Lo nuestro no se rompió, fue Ikea.
Ayer nos adentramos en la jungla. Marido y yo, de la mano, cruzamos la puerta de Ikea como quien entra a un terreno hostil con mentalidad de equipo y espíritu de renovación. Y como manda la ley no escrita, antes de nada: albóndigas suecas para sellar el pacto sagrado. Energía proteica y emocional.
Íbamos fuertes. Lista preparada, presupuesto mental (imaginario, claramente) y actitud de gemelos reformistas. “Solo lo que necesitamos”, dijimos. Como si eso fuese posible.
Ikea no es una tienda, es una dimensión paralela. Una gincana emocional con estética escandinava. Y como todo espacio mítico, se recorre en compañía. La elección de con quién haces ese camino lo cambia todo. Ayer la mía fue perfecta. Marido y yo sorteamos con éxito el pasillo de las alfombras —aunque yo pronuncié la frase prohibida en dos ocasiones: “¿y si nos llevamos esta?”. Dos veces. Primera trampa superada.
Eso sí, el carrito comenzó a llenarse por arte de magia. Un par de platos que claramente no necesitábamos, unas fundas de cojín porque “ya tocaba un cambio de textiles”, dos aceiteras (porque ¿una sola? ¿qué somos, gente sin aceite?) y unas pinzas de bolsa que me prometieron una vida más ordenada solo con mirarlas.
Y entre pasillo y pasillo, Ikea se convirtió en una pista de baile. Universitarios buscando sábanas bajeras como si en ello les fuera la adultez, futuras madres buscando soluciones de almacenaje para habitaciones que aún huelen a pintura, jubiladas armando un oasis de maceteros de ratán y potus, modernas a la caza de objetos icónicos que digan “yo no soy como las demás” y luego… nosotros, la parejita que va con la misión noble de renovar los cojines del sofá. Cada uno con su coreografía, su carrito y sus sueños de hogar perfectamente iluminado con leds cálidos.
Unpopular opinion: odio los muebles modulares con cestas. Ahí lo dejo. Me parecen la trampa definitiva del capitalismo emocional. Una promesa vacía de orden y serenidad que en realidad solo acumula cosas con mejor envoltorio. No me representan.

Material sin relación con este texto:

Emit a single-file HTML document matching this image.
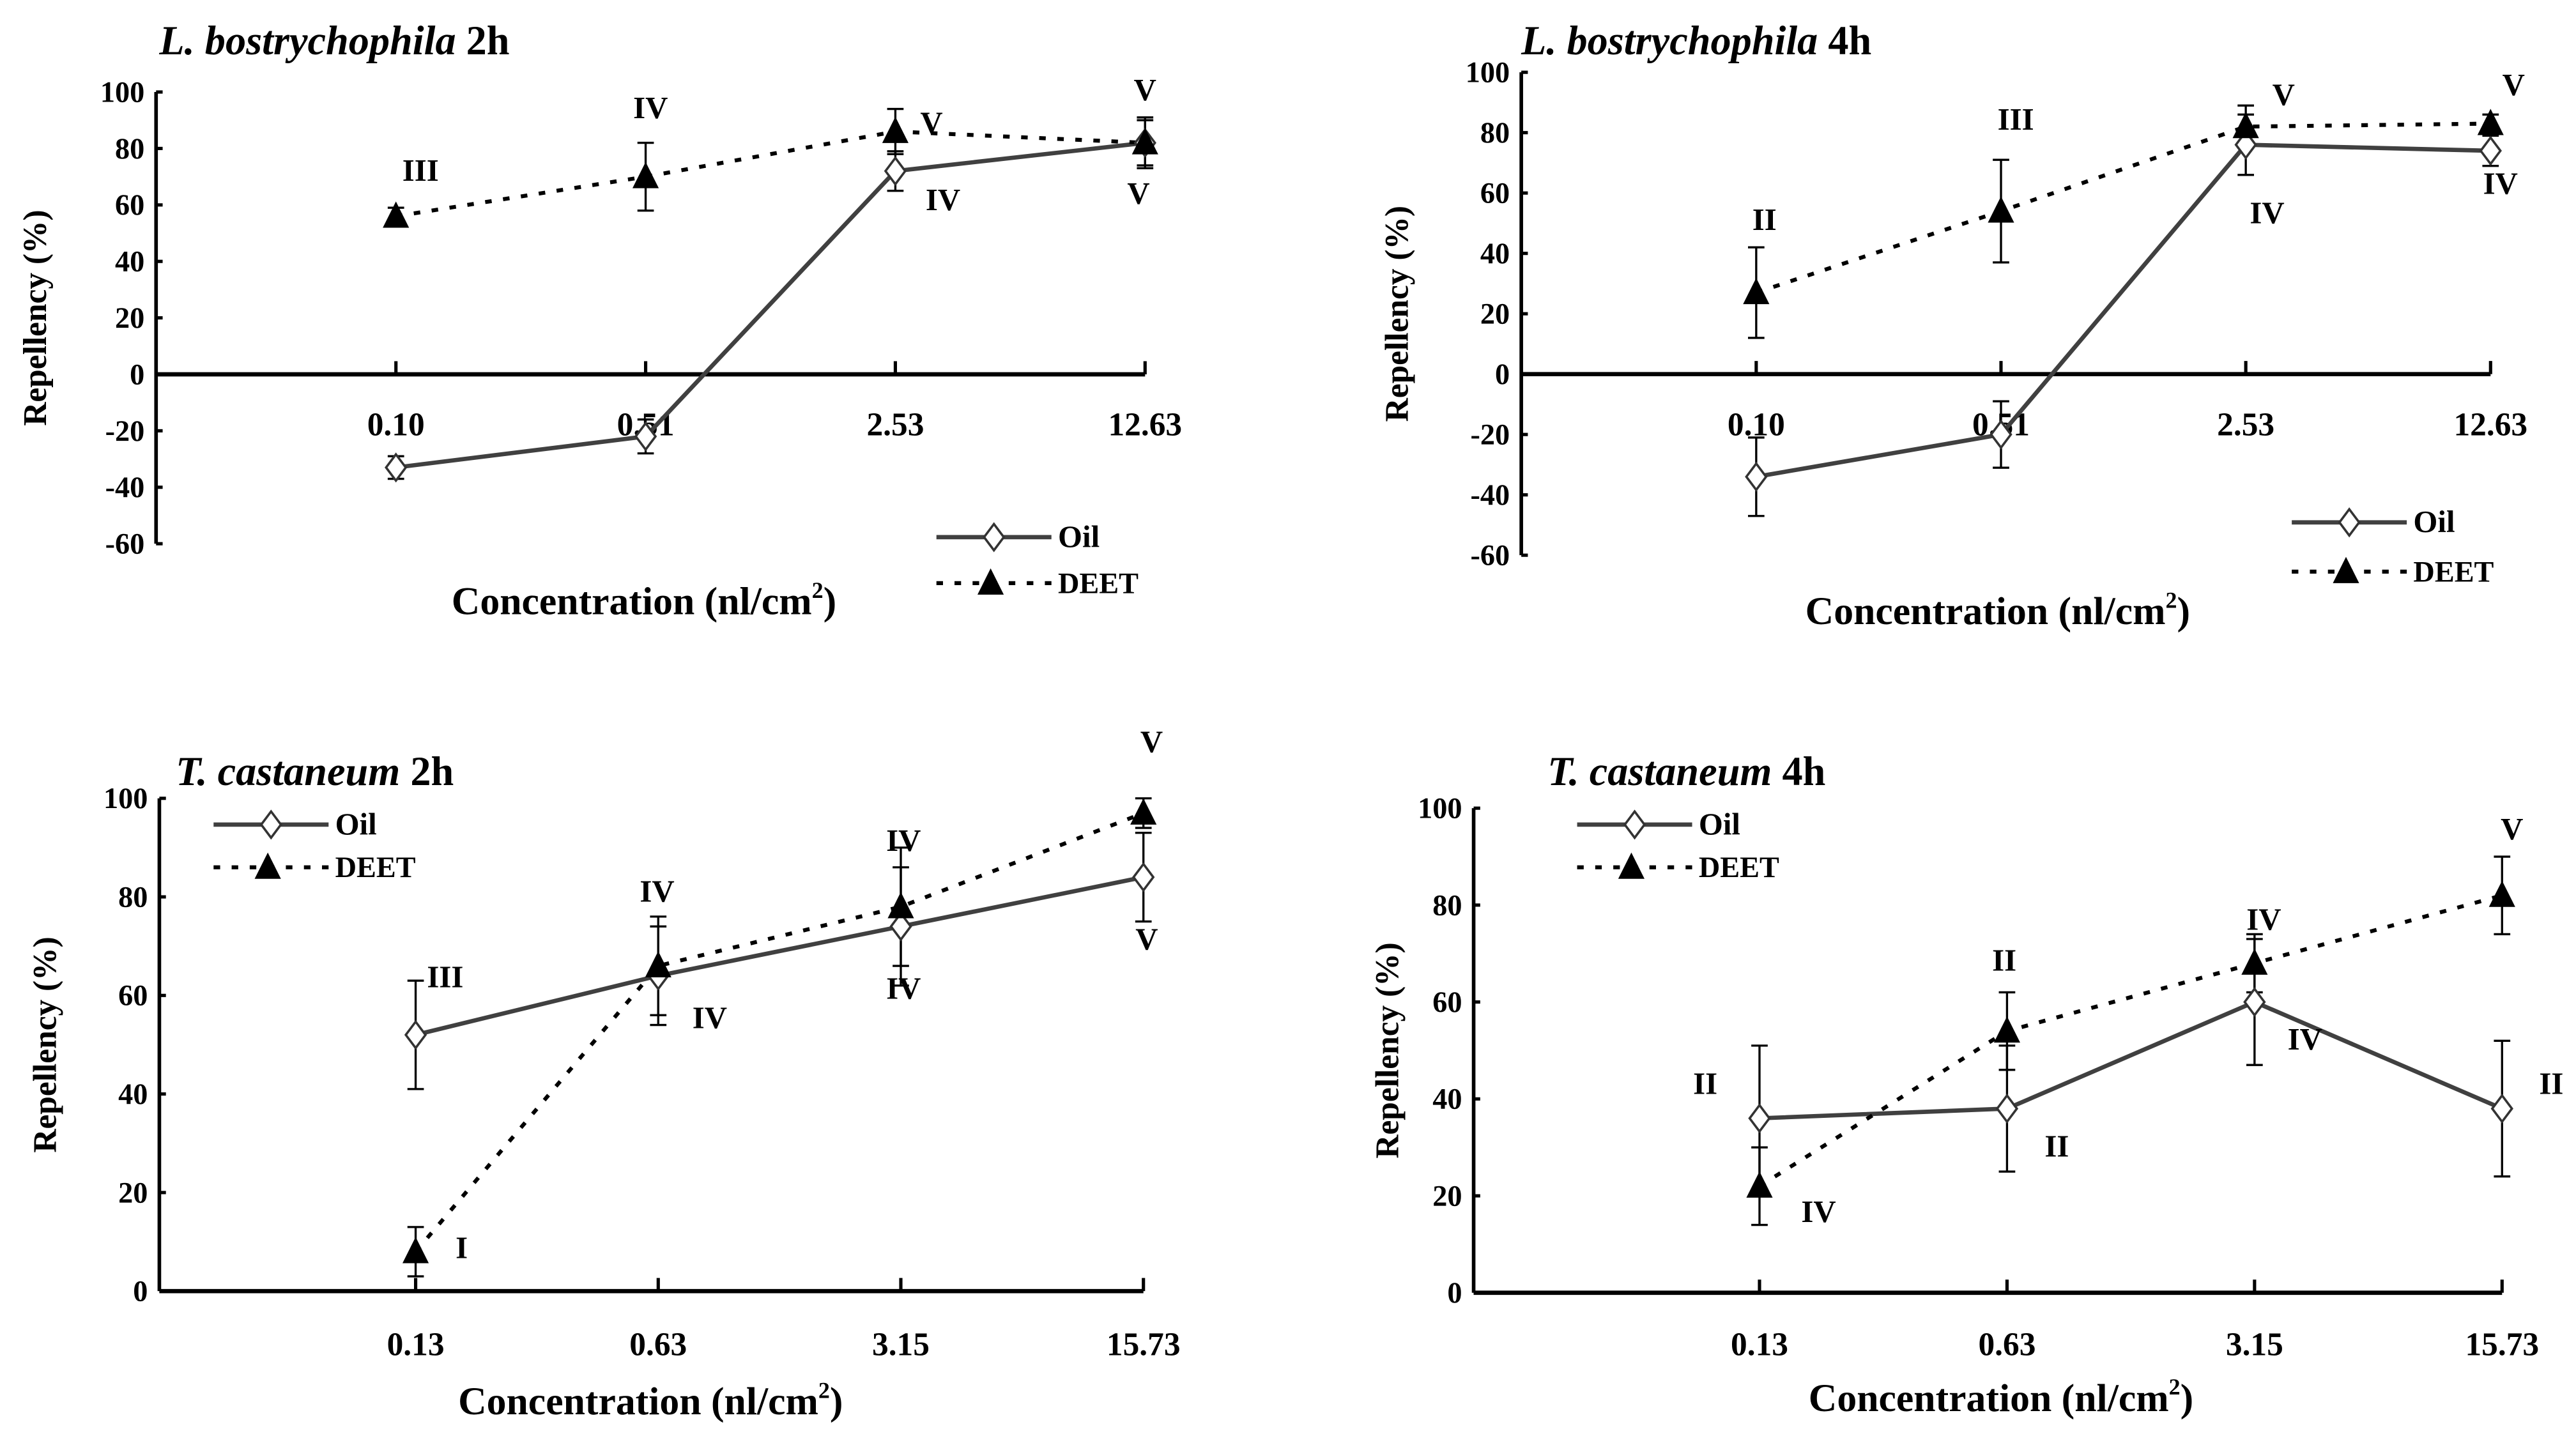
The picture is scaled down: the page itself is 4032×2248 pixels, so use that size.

Y entonces llegas a la fase final: el autoservicio.
Ese scape room sueco donde te enfrentas al último desafío. Has anotado el número de pasillo y sección, pero eso no te salva del caos. Te enfrentas a montañas de cajas apiladas hasta el techo, esquivando carros ajenos, parejas discutiendo y clientes desorientados. Con suerte, encuentras tu mesa. Con menos suerte, te llevas un taburete de aglomerado en el color que no querías. Y ni te das cuenta hasta que llegas a casa y abres la caja con la ilusión de una nueva era… y aparece un panel marrón con tornillos de otra dimensión.
Completar la gincana de Ikea te convalida el Camino de Santiago y te salta los anillos del smartwatch. Pasas por fases: entusiasmo, negación, agotamiento, hambre y, finalmente, el tarjetazo. Ese último gesto de rendición en caja que te da vértigo pero también euforia.
Nos faltó poco para el pleno sueco: no merendamos el perrito caliente a 1€, ni compramos cebolla frita en el supermercado. Pero bueno, dejamos algo pendiente para la secuela.
Y cuando por fin llegas al final de la zona de autoservicio, carrito lleno y alma vacía, escaneas tus artículos en la caja de autopago como quien dispara láseres con la última energía vital que le queda. Ese momento, amiga… ese momento es como cruzar la meta en la maratón de Boston. Solo que en vez de una medalla, te llevas una alfombrilla de baño y una funda de nórdico.
Hasta la próxima, pasillo de velas.
Nos vemos en la zona de oportunidades.